## TASK GOAL
Return the material word for word. Do not include pictures.

## SUPPLIED DATA

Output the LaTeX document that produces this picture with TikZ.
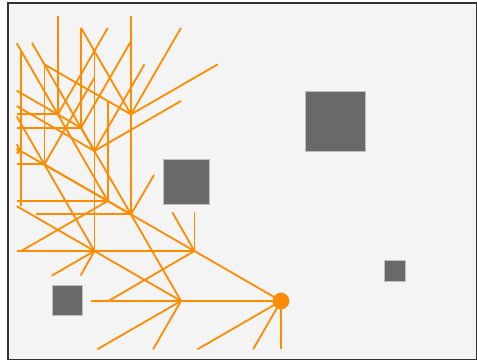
\documentclass[tikz,border=0pt]{standalone}
\definecolor{edgeor}{HTML}{FF8C00}
\definecolor{obst}{HTML}{696969}
\definecolor{bgc}{HTML}{F4F4F4}
\begin{document}
\begin{tikzpicture}[x=1pt,y=-1pt,
  edge/.style={draw=edgeor,line width=1.8pt},
  vedge/.style={draw=edgeor,line width=1.4pt},
  obstacle/.style={rectangle,fill=obst,draw=gray!50,line width=0.6pt,inner sep=0pt},
  goal/.style={circle,fill=edgeor,inner sep=0pt,minimum size=16.6pt}]
\useasboundingbox (0,0) rectangle (477,363);
\fill[white] (0,0) rectangle (477,363);
\draw[fill=bgc,draw=black!80,line width=1.3pt] (8,3) rectangle (476.3,359.3);
% obstacles
\node[obstacle,minimum width=60pt,minimum height=60pt] (obsA) at (335.7,121.7) {};
\node[obstacle,minimum width=45.7pt,minimum height=45pt] (obsB) at (186.2,181.5) {};
\node[obstacle,minimum width=21.4pt,minimum height=21.7pt] (obsC) at (395,270.8) {};
\node[obstacle,minimum width=30pt,minimum height=30pt] (obsD) at (67.3,300) {};
% tree nodes
\coordinate (G) at (281,301);
\coordinate (A) at (181,301);
\coordinate (B) at (194.4,251);
\coordinate (C) at (131,214.4);
\coordinate (D) at (94.4,251);
\coordinate (E) at (107.8,201);
\coordinate (F) at (131,114.4);
\coordinate (I) at (81,127.8);
\coordinate (K) at (44.4,164.4);
\coordinate (H) at (94.4,151);
\coordinate (N) at (94.4,51);
\coordinate (M) at (44.4,64.4);
\coordinate (J) at (57.8,114.4);
\coordinate (P) at (81,27.8);
\coordinate (Q) at (20.6,151);
\coordinate (Jur) at (107.8,27.8);
% free ends
\coordinate (Gdl30) at (197.5,349.3);
\coordinate (Gdl60) at (253.1,349.3);
\coordinate (Gd) at (281,349.3);
\coordinate (Al) at (90.7,301);
\coordinate (Adl30) at (97.3,349.3);
\coordinate (Adl60) at (153.1,349.3);
\coordinate (Bul60) at (172.3,212.3);
\coordinate (Bu) at (194.4,212.3);
\coordinate (Bdl30) at (108.5,301);
\coordinate (Cl) at (36,214.4);
\coordinate (Cur60) at (154,175);
\coordinate (Dul30) at (16.7,206.1);
\coordinate (Dl) at (16.7,251);
\coordinate (Ddl30) at (51.7,275.7);
\coordinate (Ddl60) at (80.6,275.5);
\coordinate (Eu) at (107.8,101);
\coordinate (El) at (16.7,201);
\coordinate (Edl30) at (21.2,251);
\coordinate (Fu) at (131,16);
\coordinate (Fur60) at (181,27.8);
\coordinate (Fur30) at (217.6,64.4);
\coordinate (Hur30) at (181,101);
\coordinate (Hur60) at (144.4,64.4);
\coordinate (Hul30) at (16.7,106.1);
\coordinate (Iur60) at (131,41.2);
\coordinate (Iul30) at (16.7,90.7);
\coordinate (Il) at (16.7,127.8);
\coordinate (Ju) at (57.8,16);
\coordinate (Jul60) at (16.7,43.2);
\coordinate (Jl) at (16.7,114.4);
\coordinate (Kur60) at (94.4,77.8);
\coordinate (Kl) at (16.7,164.4);
\coordinate (Kul60) at (16.7,116.4);
\coordinate (Mul60) at (31.9,42.7);
\coordinate (Qu) at (20.6,52);
\coordinate (Qd) at (20.6,206);
\coordinate (Ql) at (16.7,151);
\coordinate (Qul30) at (16.7,148.7);
\coordinate (Qdl30) at (16.7,153.3);
\coordinate (Qul60) at (16.7,144.2);
% edges
\draw[edge] (G) -- (A);
\draw[edge] (G) -- (B);
\draw[edge] (G) -- (Gdl30);
\draw[edge] (G) -- (Gdl60);
\draw[vedge] (G) -- (Gd);
\draw[edge] (A) -- (Al);
\draw[edge] (A) -- (D);
\draw[edge] (A) -- (C);
\draw[edge] (A) -- (Adl30);
\draw[edge] (A) -- (Adl60);
\draw[edge] (B) -- (D);
\draw[edge] (B) -- (E);
\draw[edge] (B) -- (Bul60);
\draw[vedge] (B) -- (Bu);
\draw[edge] (B) -- (Bdl30);
\draw[vedge] (C) -- (F);
\draw[edge] (C) -- (I);
\draw[edge] (C) -- (K);
\draw[edge] (C) -- (Cl);
\draw[edge] (C) -- (Cur60);
\draw[vedge] (D) -- (H);
\draw[edge] (D) -- (K);
\draw[edge] (D) -- (Dul30);
\draw[edge] (D) -- (Dl);
\draw[edge] (D) -- (Ddl30);
\draw[edge] (D) -- (Ddl60);
\draw[vedge] (E) -- (Eu);
\draw[edge] (E) -- (El);
\draw[edge] (E) -- (Edl30);
\draw[edge] (E) -- (J);
\draw[edge] (E) -- (Q);
\draw[vedge] (F) -- (Fu);
\draw[edge] (F) -- (Fur60);
\draw[edge] (F) -- (Fur30);
\draw[edge] (F) -- (P);
\draw[edge] (F) -- (M);
\draw[vedge] (H) -- (N);
\draw[edge] (H) -- (Hur30);
\draw[edge] (H) -- (Hur60);
\draw[edge] (H) -- (Hul30);
\draw[edge] (H) -- (M);
\draw[edge] (I) -- (Iur60);
\draw[vedge] (I) -- (P);
\draw[edge] (I) -- (Iul30);
\draw[edge] (I) -- (Il);
\draw[vedge] (J) -- (Ju);
\draw[edge] (J) -- (Jur);
\draw[edge] (J) -- (Jul60);
\draw[edge] (J) -- (Jl);
\draw[vedge] (K) -- (M);
\draw[edge] (K) -- (Kur60);
\draw[edge] (K) -- (Kl);
\draw[edge] (K) -- (Kul60);
\draw[edge] (M) -- (Mul60);
\draw[edge] (Qu) -- (Qd);
\draw[edge] (Q) -- (Ql);
\draw[edge] (Q) -- (Qul30);
\draw[edge] (Q) -- (Qdl30);
\draw[edge] (Q) -- (Qul60);
% goal
\node[goal] (goal) at (G) {};
\end{tikzpicture}
\end{document}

## ANSWER TO THIS PROBLEM
Output the LaTeX document that produces this picture with TikZ.
\documentclass[tikz,border=0pt]{standalone}
\definecolor{edgeor}{HTML}{FF8C00}
\definecolor{obst}{HTML}{696969}
\definecolor{bgc}{HTML}{F4F4F4}
\begin{document}
\begin{tikzpicture}[x=1pt,y=-1pt,
  edge/.style={draw=edgeor,line width=1.8pt},
  vedge/.style={draw=edgeor,line width=1.4pt},
  obstacle/.style={rectangle,fill=obst,draw=gray!50,line width=0.6pt,inner sep=0pt},
  goal/.style={circle,fill=edgeor,inner sep=0pt,minimum size=16.6pt}]
\useasboundingbox (0,0) rectangle (477,363);
\fill[white] (0,0) rectangle (477,363);
\draw[fill=bgc,draw=black!80,line width=1.3pt] (8,3) rectangle (476.3,359.3);
% obstacles
\node[obstacle,minimum width=60pt,minimum height=60pt] (obsA) at (335.7,121.7) {};
\node[obstacle,minimum width=45.7pt,minimum height=45pt] (obsB) at (186.2,181.5) {};
\node[obstacle,minimum width=21.4pt,minimum height=21.7pt] (obsC) at (395,270.8) {};
\node[obstacle,minimum width=30pt,minimum height=30pt] (obsD) at (67.3,300) {};
% tree nodes
\coordinate (G) at (281,301);
\coordinate (A) at (181,301);
\coordinate (B) at (194.4,251);
\coordinate (C) at (131,214.4);
\coordinate (D) at (94.4,251);
\coordinate (E) at (107.8,201);
\coordinate (F) at (131,114.4);
\coordinate (I) at (81,127.8);
\coordinate (K) at (44.4,164.4);
\coordinate (H) at (94.4,151);
\coordinate (N) at (94.4,51);
\coordinate (M) at (44.4,64.4);
\coordinate (J) at (57.8,114.4);
\coordinate (P) at (81,27.8);
\coordinate (Q) at (20.6,151);
\coordinate (Jur) at (107.8,27.8);
% free ends
\coordinate (Gdl30) at (197.5,349.3);
\coordinate (Gdl60) at (253.1,349.3);
\coordinate (Gd) at (281,349.3);
\coordinate (Al) at (90.7,301);
\coordinate (Adl30) at (97.3,349.3);
\coordinate (Adl60) at (153.1,349.3);
\coordinate (Bul60) at (172.3,212.3);
\coordinate (Bu) at (194.4,212.3);
\coordinate (Bdl30) at (108.5,301);
\coordinate (Cl) at (36,214.4);
\coordinate (Cur60) at (154,175);
\coordinate (Dul30) at (16.7,206.1);
\coordinate (Dl) at (16.7,251);
\coordinate (Ddl30) at (51.7,275.7);
\coordinate (Ddl60) at (80.6,275.5);
\coordinate (Eu) at (107.8,101);
\coordinate (El) at (16.7,201);
\coordinate (Edl30) at (21.2,251);
\coordinate (Fu) at (131,16);
\coordinate (Fur60) at (181,27.8);
\coordinate (Fur30) at (217.6,64.4);
\coordinate (Hur30) at (181,101);
\coordinate (Hur60) at (144.4,64.4);
\coordinate (Hul30) at (16.7,106.1);
\coordinate (Iur60) at (131,41.2);
\coordinate (Iul30) at (16.7,90.7);
\coordinate (Il) at (16.7,127.8);
\coordinate (Ju) at (57.8,16);
\coordinate (Jul60) at (16.7,43.2);
\coordinate (Jl) at (16.7,114.4);
\coordinate (Kur60) at (94.4,77.8);
\coordinate (Kl) at (16.7,164.4);
\coordinate (Kul60) at (16.7,116.4);
\coordinate (Mul60) at (31.9,42.7);
\coordinate (Qu) at (20.6,52);
\coordinate (Qd) at (20.6,206);
\coordinate (Ql) at (16.7,151);
\coordinate (Qul30) at (16.7,148.7);
\coordinate (Qdl30) at (16.7,153.3);
\coordinate (Qul60) at (16.7,144.2);
% edges
\draw[edge] (G) -- (A);
\draw[edge] (G) -- (B);
\draw[edge] (G) -- (Gdl30);
\draw[edge] (G) -- (Gdl60);
\draw[vedge] (G) -- (Gd);
\draw[edge] (A) -- (Al);
\draw[edge] (A) -- (D);
\draw[edge] (A) -- (C);
\draw[edge] (A) -- (Adl30);
\draw[edge] (A) -- (Adl60);
\draw[edge] (B) -- (D);
\draw[edge] (B) -- (E);
\draw[edge] (B) -- (Bul60);
\draw[vedge] (B) -- (Bu);
\draw[edge] (B) -- (Bdl30);
\draw[vedge] (C) -- (F);
\draw[edge] (C) -- (I);
\draw[edge] (C) -- (K);
\draw[edge] (C) -- (Cl);
\draw[edge] (C) -- (Cur60);
\draw[vedge] (D) -- (H);
\draw[edge] (D) -- (K);
\draw[edge] (D) -- (Dul30);
\draw[edge] (D) -- (Dl);
\draw[edge] (D) -- (Ddl30);
\draw[edge] (D) -- (Ddl60);
\draw[vedge] (E) -- (Eu);
\draw[edge] (E) -- (El);
\draw[edge] (E) -- (Edl30);
\draw[edge] (E) -- (J);
\draw[edge] (E) -- (Q);
\draw[vedge] (F) -- (Fu);
\draw[edge] (F) -- (Fur60);
\draw[edge] (F) -- (Fur30);
\draw[edge] (F) -- (P);
\draw[edge] (F) -- (M);
\draw[vedge] (H) -- (N);
\draw[edge] (H) -- (Hur30);
\draw[edge] (H) -- (Hur60);
\draw[edge] (H) -- (Hul30);
\draw[edge] (H) -- (M);
\draw[edge] (I) -- (Iur60);
\draw[vedge] (I) -- (P);
\draw[edge] (I) -- (Iul30);
\draw[edge] (I) -- (Il);
\draw[vedge] (J) -- (Ju);
\draw[edge] (J) -- (Jur);
\draw[edge] (J) -- (Jul60);
\draw[edge] (J) -- (Jl);
\draw[vedge] (K) -- (M);
\draw[edge] (K) -- (Kur60);
\draw[edge] (K) -- (Kl);
\draw[edge] (K) -- (Kul60);
\draw[edge] (M) -- (Mul60);
\draw[edge] (Qu) -- (Qd);
\draw[edge] (Q) -- (Ql);
\draw[edge] (Q) -- (Qul30);
\draw[edge] (Q) -- (Qdl30);
\draw[edge] (Q) -- (Qul60);
% goal
\node[goal] (goal) at (G) {};
\end{tikzpicture}
\end{document}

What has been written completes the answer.